To investigate the correlation between sandstone fracture evolution characteristics and strain rate, an acoustic emission (AE) monitoring test was conducted under uniaxial compression. The influence of strain rate on the nucleation mechanism of sandstone micro-fracture agglomeration and the evolution characteristics of multi-type fracture sources were analyzed using AE localization and moment tensor theory. The results indicate that the peak strength, elastic modulus, and peak strain of sandstone specimens exhibit an exponential relationship within the set strain rate range. As the strain rate increases, the three normalized stress thresholds show a slow decreasing trend, with the normalized closure stress threshold decreasing significantly.
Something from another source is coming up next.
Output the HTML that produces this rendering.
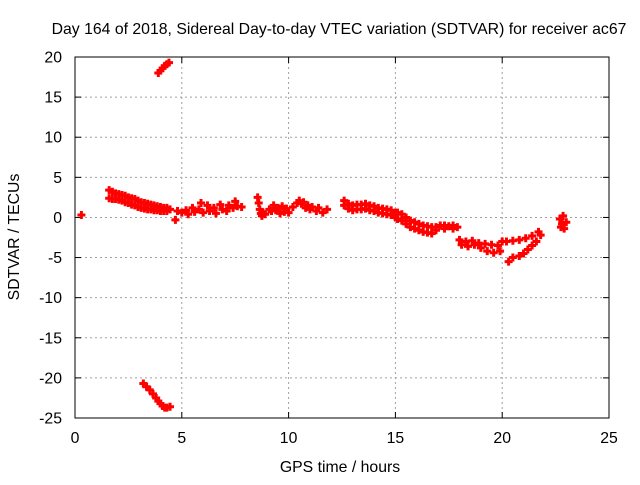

The AE monitoring results reveal consistent curve evolution trends for the AE count, cumulative count, energy, and cumulative energy of sandstone samples under different strain rates, with a decrease in the cumulative AE count. The proportion of multiple types of fracture sources in sandstone samples varies in different deformation stages. When the sample reaches the stable crack propagation stage, the proportion of shear fracture sources tends to decrease, while the proportion of tensile and compressive fracture sources tends to increase with an increasing loading rate. The relationship between the AE moment magnitude and frequency follows the normal distribution law. As the strain rate increases, the AE b value gradually decreases, and the proportion of large-scale fracture events in the sample increases. The strain rate can increase the overall strength of the fracture source inside the sample.